Based on these figures, the Arab world—whose collective GDP has jumped sharply in the past ten years—has outdone Southeast Asia, whose 11 countries have a collective GDP of approximately 2 trillion dollars. (At one point these countries were known as the “Asian tigers” due to the rapid economic growth they experienced.) The Arab world’s transformation is mainly due to the large increase in oil prices and oil export proceeds.

These figures reflect the Arab region’s huge economic power. Nevertheless, it is very much less than many industrial economies such as Spain whose GDP is over 1.3 trillion dollars and Germany whose GDP exceeds that of the entire Arab region by 1 trillion dollars. At the end of the day, these are just figures and do not represent the full truth since economic activity is, after all, a human one: with both quantifiable and unquantifiable aspects. Some of the latter include soft power elements such as a country’s cultural and civilizational contributions. Even in economics there are some activities which are not amenable to statistics.

In recent decades, a country’s strength has been measured mainly through the volume of its economic and commercial exchanges with the world and its ability to fulfil its population’s aspirations more so than its military power. This is a truth that has always been present in history but many have not given it the importance it deserves. According to some historians, Germany, which enthusiastically entered into World War I motivated by a national desire for hegemony, did not need to do so since at the time it boasted Europe’s most advanced and developed economy. These historians argue that Germany’s economic power would have allowed it to dominate its neighbors without the need to fire a single bullet. However, the convictions at the time were different and the view was that it was the number of troops and weapons and control you had on the ground that really determined how much power you had. As a result, Germany entered a destructive war which it lost along with its allies and emerged bankrupt with unprecedented inflation rates. This post-World War I state of affairs led to the eruption of World War II, which eventually produced a European order based on economic and commercial cooperation that proved beneficial for all. The presence of a vital economy that created a broad, educated middle class and built institutions instrumental to the development of the political sphere was key to the establishment and expansion of the Western democracies.

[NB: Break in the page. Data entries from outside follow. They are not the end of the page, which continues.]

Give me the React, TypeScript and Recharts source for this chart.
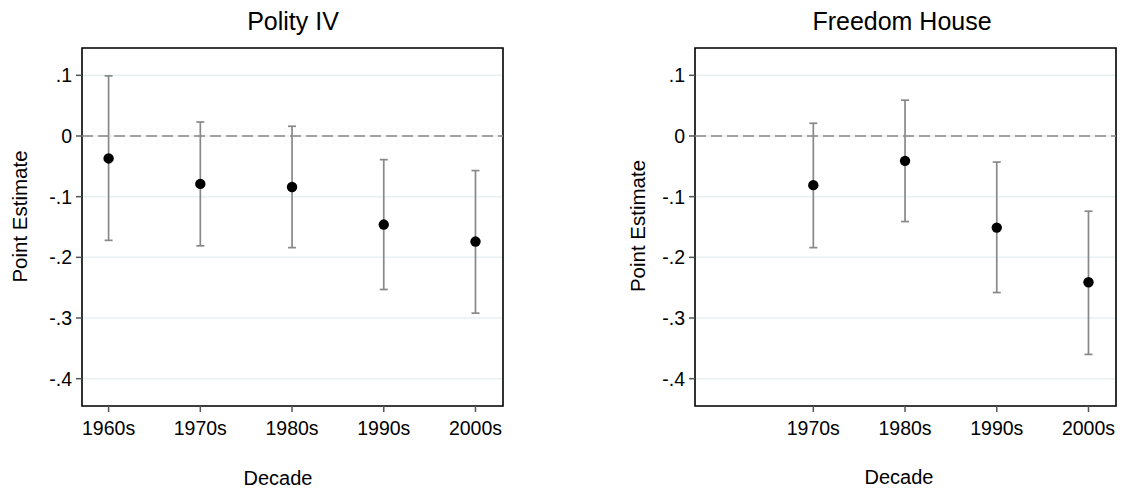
import React from "react";
import {
  ScatterChart,
  Scatter,
  XAxis,
  YAxis,
  CartesianGrid,
  ReferenceLine,
  ReferenceArea,
  ErrorBar,
} from "recharts";

// ---- Data ----
const allDecades = ["1960s", "1970s", "1980s", "1990s", "2000s"];

const polityDecades = ["1960s", "1970s", "1980s", "1990s", "2000s"];
const polityEst = [-0.037, -0.079, -0.084, -0.146, -0.174];
const polityLo = [-0.172, -0.181, -0.184, -0.253, -0.292];
const polityHi = [0.099, 0.023, 0.016, -0.039, -0.057];

const fhDecades = ["1970s", "1980s", "1990s", "2000s"];
const fhEst = [-0.081, -0.041, -0.151, -0.241];
const fhLo = [-0.184, -0.141, -0.258, -0.36];
const fhHi = [0.021, 0.059, -0.043, -0.124];

const yTicks = [-0.4, -0.3, -0.2, -0.1, 0, 0.1];
const polityXTicks = [0, 1, 2, 3, 4];
const fhXTicks = [1, 2, 3, 4];

const X_DOMAIN: [number, number] = [-0.29, 4.3];
const Y_DOMAIN: [number, number] = [-0.445, 0.145];

const FONT = '"Liberation Sans", Arial, Helvetica, sans-serif';

function buildRows(decs: string[], est: number[], lo: number[], hi: number[]) {
  return decs.map((d, i) => ({
    x: allDecades.indexOf(d),
    y: est[i],
    err: [est[i] - lo[i], hi[i] - est[i]],
  }));
}

const polityRows = buildRows(polityDecades, polityEst, polityLo, polityHi);
const fhRows = buildRows(fhDecades, fhEst, fhLo, fhHi);

const fmtY = (v: number) => {
  if (Math.abs(v) < 1e-9) return "0";
  const s = String(Math.round(Math.abs(v) * 10));
  return (v < 0 ? "-" : "") + "." + s;
};

const Dot = (p: any) => <circle cx={p.cx} cy={p.cy} r={5.2} fill="#000" />;

function Panel({
  rows,
  xTicks,
  width,
  yAxisWidth,
  marginRight,
}: {
  rows: any[];
  xTicks: number[];
  width: number;
  yAxisWidth: number;
  marginRight: number;
}) {
  const tickStyle = { fill: "#000", fontSize: 19.5, fontFamily: FONT };
  return (
    <ScatterChart
      width={width}
      height={493}
      margin={{ top: 48, right: marginRight, bottom: 37, left: 0 }}
    >
      <CartesianGrid horizontal vertical={false} stroke="#e9f0f2" strokeWidth={1.5} />
      <XAxis
        type="number"
        dataKey="x"
        domain={X_DOMAIN}
        allowDataOverflow
        ticks={xTicks}
        interval={0}
        tickFormatter={(v: number) => allDecades[Math.round(v)]}
        height={50}
        axisLine={false}
        tickLine={{ stroke: "#555", strokeWidth: 1.5 }}
        tickSize={6}
        tickMargin={9}
        tick={tickStyle}
      />
      <YAxis
        type="number"
        dataKey="y"
        domain={Y_DOMAIN}
        allowDataOverflow
        ticks={yTicks}
        interval={0}
        tickFormatter={fmtY}
        width={yAxisWidth}
        axisLine={false}
        tickLine={{ stroke: "#555", strokeWidth: 1.5 }}
        tickSize={6}
        tickMargin={4}
        tick={tickStyle}
      />
      <ReferenceLine y={0} stroke="#888" strokeDasharray="11 5" strokeWidth={1.6} />
      <Scatter data={rows} isAnimationActive={false} shape={Dot}>
        <ErrorBar
          dataKey="err"
          direction="y"
          width={4}
          stroke="#888"
          strokeWidth={1.7}
          isAnimationActive={false}
        />
      </Scatter>
      <ReferenceArea
        x1={X_DOMAIN[0]}
        x2={X_DOMAIN[1]}
        y1={Y_DOMAIN[0]}
        y2={Y_DOMAIN[1]}
        fill="none"
        fillOpacity={0}
        stroke="#000"
        strokeWidth={1.6}
        ifOverflow="visible"
      />
    </ScatterChart>
  );
}

export default function App() {
  return (
    <div
      style={{
        position: "absolute",
        left: 0,
        top: 0,
        width: 1140,
        height: 493,
        background: "#fff",
        fontFamily: FONT,
      }}
    >
      <div style={{ position: "absolute", left: 0, top: 0 }}>
        <Panel rows={polityRows} xTicks={polityXTicks} width={560} yAxisWidth={82} marginRight={57} />
      </div>
      <div style={{ position: "absolute", left: 600, top: 0 }}>
        <Panel rows={fhRows} xTicks={fhXTicks} width={540} yAxisWidth={95} marginRight={24} />
      </div>
      <svg
        width={1140}
        height={493}
        style={{ position: "absolute", left: 0, top: 0, pointerEvents: "none" }}
        fontFamily={FONT}
      >
        <text x={293} y={30} textAnchor="middle" fontSize={25} fill="#000">
          Polity IV
        </text>
        <text x={902} y={30} textAnchor="middle" fontSize={25} fill="#000">
          Freedom House
        </text>
        <text x={278} y={484.5} textAnchor="middle" fontSize={20} fill="#000">
          Decade
        </text>
        <text x={899} y={484} textAnchor="middle" fontSize={20} fill="#000">
          Decade
        </text>
        <text
          x={26.5}
          y={216.5}
          textAnchor="middle"
          fontSize={20.5}
          fill="#000"
          transform="rotate(-90 26.5 216.5)"
        >
          Point Estimate
        </text>
        <text
          x={645}
          y={226}
          textAnchor="middle"
          fontSize={20.5}
          fill="#000"
          transform="rotate(-90 645 226)"
        >
          Point Estimate
        </text>
      </svg>
    </div>
  );
}
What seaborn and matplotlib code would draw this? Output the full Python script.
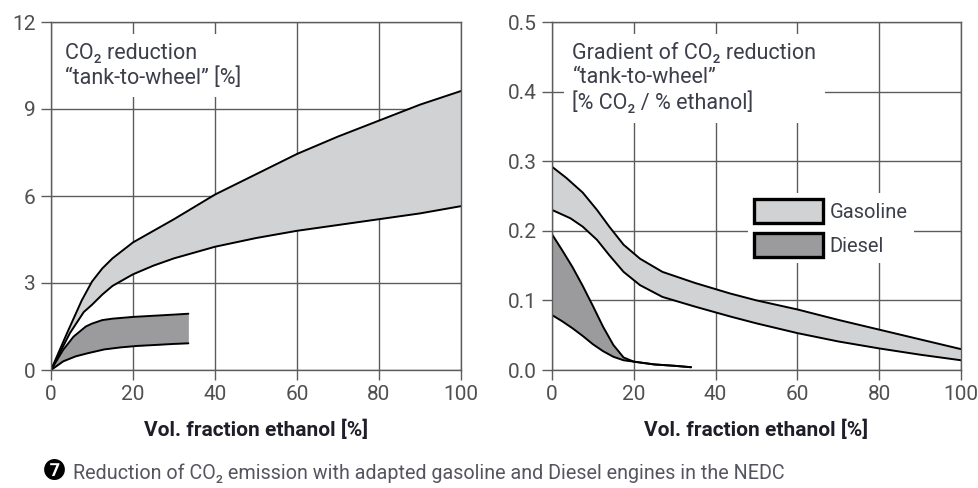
import numpy as np
import pandas as pd
import matplotlib
matplotlib.use("Agg")
import matplotlib.pyplot as plt
from matplotlib.patches import Patch
import seaborn as sns

# ---- data: CO2 reduction "tank-to-wheel" [%] vs. ethanol fraction [%] ----
gas_red_x_upper = [0, 4, 7.5, 10, 12.5, 15, 20, 25, 30, 40, 50, 60, 70, 80, 90, 100]
gas_red_upper = [0, 1.3, 2.4, 3.05, 3.5, 3.85, 4.4, 4.8, 5.2, 6.05, 6.75, 7.45, 8.05, 8.6, 9.15, 9.62]
gas_red_x_lower = [0, 4.6, 8, 10, 12.5, 15, 20, 25, 30, 40, 50, 60, 70, 80, 90, 100]
gas_red_lower = [0, 1.27, 2.0, 2.25, 2.6, 2.9, 3.3, 3.6, 3.85, 4.25, 4.55, 4.8, 5.0, 5.2, 5.4, 5.65]

die_red_x_upper = [0, 3, 5.5, 8.5, 10, 12.5, 15, 20, 25, 30, 33.5]
die_red_upper = [0, 0.7, 1.15, 1.5, 1.6, 1.72, 1.77, 1.83, 1.87, 1.91, 1.94]
die_red_x_lower = [0, 3, 6, 9, 13, 17, 21, 25, 30, 33.5]
die_red_lower = [0, 0.3, 0.47, 0.58, 0.71, 0.78, 0.83, 0.86, 0.9, 0.92]

# ---- data: gradient of CO2 reduction [% CO2 / % ethanol] ----
gas_grad_x_upper = [0, 3.5, 7.5, 11, 14, 17.5, 21.5, 27, 35, 43.5, 50, 60, 70, 80, 90, 100]
gas_grad_upper = [0.292, 0.276, 0.255, 0.23, 0.206, 0.18, 0.16, 0.141, 0.125, 0.11,
                  0.1, 0.087, 0.072, 0.058, 0.044, 0.03]
gas_grad_x_lower = [0, 4.5, 7.5, 11, 14, 17.5, 21.5, 27, 35, 43.5, 50, 60, 70, 80, 90, 100]
gas_grad_lower = [0.23, 0.218, 0.206, 0.187, 0.165, 0.141, 0.122, 0.105, 0.091, 0.077,
                  0.067, 0.053, 0.041, 0.031, 0.022, 0.014]

die_grad_x = [0, 2.5, 5, 7.5, 10, 12.5, 15, 17.5, 20, 25, 30, 34]
die_grad_upper = [0.195, 0.172, 0.148, 0.121, 0.092, 0.062, 0.036, 0.018, 0.012, 0.008, 0.006, 0.004]
die_grad_lower = [0.079, 0.07, 0.06, 0.049, 0.037, 0.027, 0.019, 0.014, 0.012, 0.008, 0.006, 0.004]

left_yticks = [0, 3, 6, 9, 12]
right_yticks = [0.0, 0.1, 0.2, 0.3, 0.4, 0.5]
xticks = [0, 20, 40, 60, 80, 100]
series_names = ["Gasoline", "Diesel"]
xlabel = "Vol. fraction ethanol [%]"
left_note = "CO\u2082 reduction\n\u201ctank-to-wheel\u201d [%]"
right_note = "Gradient of CO\u2082 reduction\n\u201ctank-to-wheel\u201d\n[% CO\u2082 / % ethanol]"
caption = "Reduction of CO\u2082 emission with adapted gasoline and Diesel engines in the NEDC"

# ---- style ----
sns.set_theme(style="white")
plt.rcParams["font.family"] = ["Roboto", "DejaVu Sans"]

GRID = "#5c5c5c"
GAS_FILL = "#d1d2d4"
DIE_FILL = "#9b9b9d"
TEXT = "#3c3e4a"
TICK_TEXT = "#505050"

fig = plt.figure(figsize=(9.79, 4.88), dpi=100)
ax1 = fig.add_axes([51 / 979, 118 / 488, 410 / 979, 348 / 488])
ax2 = fig.add_axes([552 / 979, 118 / 488, 409 / 979, 348 / 488])


def band(ax, xu, yu, xl, yl, color):
    """Shaded band between two boundary curves, outlined in black."""
    xs = np.union1d(xu, xl)
    ax.fill_between(xs, np.interp(xs, xu, yu), np.interp(xs, xl, yl),
                    color=color, linewidth=0, zorder=1.8)
    up = pd.DataFrame({"x": xu, "y": yu})
    lo = pd.DataFrame({"x": xl, "y": yl})
    sns.lineplot(data=up, x="x", y="y", ax=ax, color="black", linewidth=1.4,
                 estimator=None, sort=False, zorder=2)
    sns.lineplot(data=lo, x="x", y="y", ax=ax, color="black", linewidth=1.4,
                 estimator=None, sort=False, zorder=2)


band(ax1, gas_red_x_upper, gas_red_upper, gas_red_x_lower, gas_red_lower, GAS_FILL)
band(ax1, die_red_x_upper, die_red_upper, die_red_x_lower, die_red_lower, DIE_FILL)
band(ax2, gas_grad_x_upper, gas_grad_upper, gas_grad_x_lower, gas_grad_lower, GAS_FILL)
band(ax2, die_grad_x, die_grad_upper, die_grad_x, die_grad_lower, DIE_FILL)

for ax, yt, fmt in ((ax1, left_yticks, "{:g}"), (ax2, right_yticks, "{:.1f}")):
    ax.set_xlim(0, 100)
    ax.set_ylim(yt[0], yt[-1])
    ax.set_xticks(xticks)
    ax.set_yticks(yt)
    ax.set_yticklabels([fmt.format(v) for v in yt])
    ax.set_axisbelow(True)
    ax.grid(True, color=GRID, linewidth=1.0)
    for s in ax.spines.values():
        s.set_visible(True)
        s.set_color(GRID)
        s.set_linewidth(1.0)
    ax.tick_params(axis="both", which="major", direction="out", length=7, width=1.0,
                   color=GRID, labelsize=15, labelcolor=TICK_TEXT, pad=4,
                   left=True, bottom=True)
    ax.set_ylabel("")
    ax.set_xlabel(xlabel, fontweight="bold", fontsize=15,
                  color="#1e1e28", labelpad=11)
    ax.set_facecolor("white")

box = dict(boxstyle="square,pad=0.4", facecolor="white", edgecolor="none")
ax1.text(0.035, 0.94, left_note, transform=ax1.transAxes, ha="left", va="top",
         fontsize=15.5, color=TEXT, linespacing=1.2, bbox=box, zorder=1.5)
ax2.text(0.05, 0.94, right_note, transform=ax2.transAxes, ha="left", va="top",
         fontsize=15.5, color=TEXT, linespacing=1.2, bbox=box, zorder=1.5)

handles = [Patch(facecolor=GAS_FILL, edgecolor="black", linewidth=2.4),
           Patch(facecolor=DIE_FILL, edgecolor="black", linewidth=2.4)]
leg = ax2.legend(handles, series_names, loc="upper left",
                 bbox_to_anchor=(738 / 979, 1 - 183 / 488), bbox_transform=fig.transFigure,
                 fontsize=14.5, handlelength=3.4, handleheight=1.45, labelspacing=0.5,
                 handletextpad=0.35, borderpad=0.3, frameon=True, fancybox=False,
                 framealpha=1.0, edgecolor="none", facecolor="white")
for t in leg.get_texts():
    t.set_color(TEXT)

fig.text(42 / 979, 8 / 488, "\u277c", family=["DejaVu Sans"], fontsize=20,
         color="black", ha="left", va="baseline")
fig.text(73 / 979, 9 / 488, caption, fontsize=14.2, color="#555560",
         ha="left", va="baseline")

fig.savefig("out.png", dpi=100, facecolor="white")
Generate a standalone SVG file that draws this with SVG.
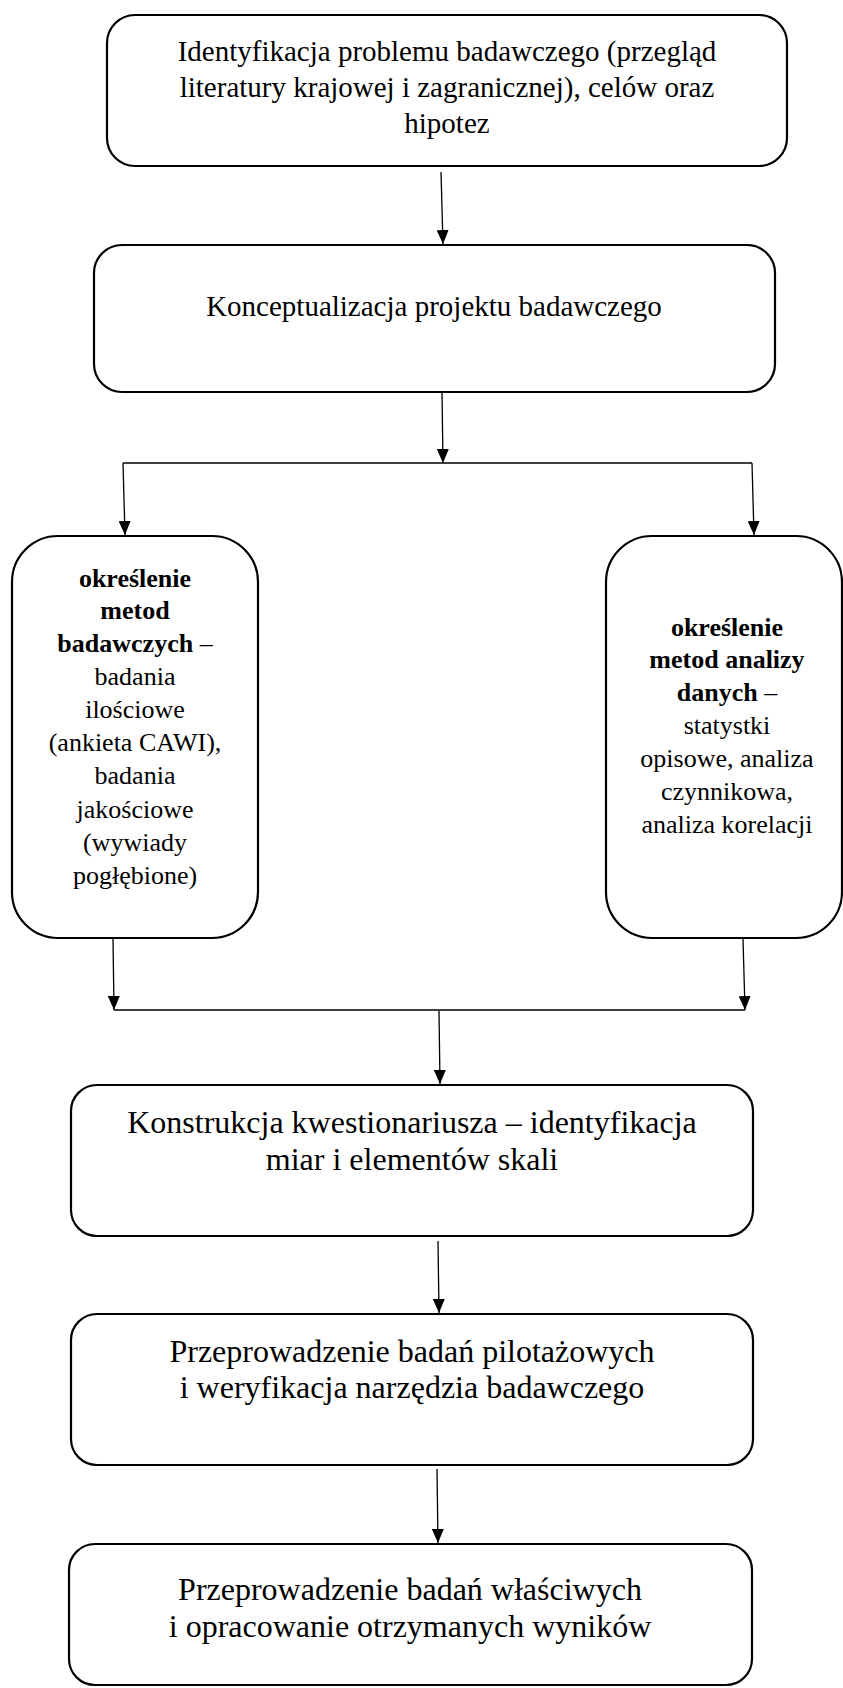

The Arab region has not been unaware of the significance that development holds for occupying a position on the global map. This is evidenced by Kuwait’s hosting the first Arab Economic Summit in 2010 that tried to push forward the prioritization of economic cooperation and building a joint economic system as the way forward for progress—before 2011 brought the Arab Spring revolutions and their aftermath to the region.

A large part of what happened—what the International Monetary Fund describes as the “Arab countries in transition”—was rooted in economic concerns primarily, as well as political demands, and was caused by failures to achieve comprehensive development—a particular cause of public anger. Moreover, a large part of the current fluid state of affairs and the turmoil and violence of the “transitional phases” in these countries is due to a failure in building proper institutions for the protection and development of society.

In short, the Arab region is worth more than the statistics suggest—if it chooses the appropriate way for development in order to activate its latent economic and social capabilities. And it is this that will lay the firm foundation for political development.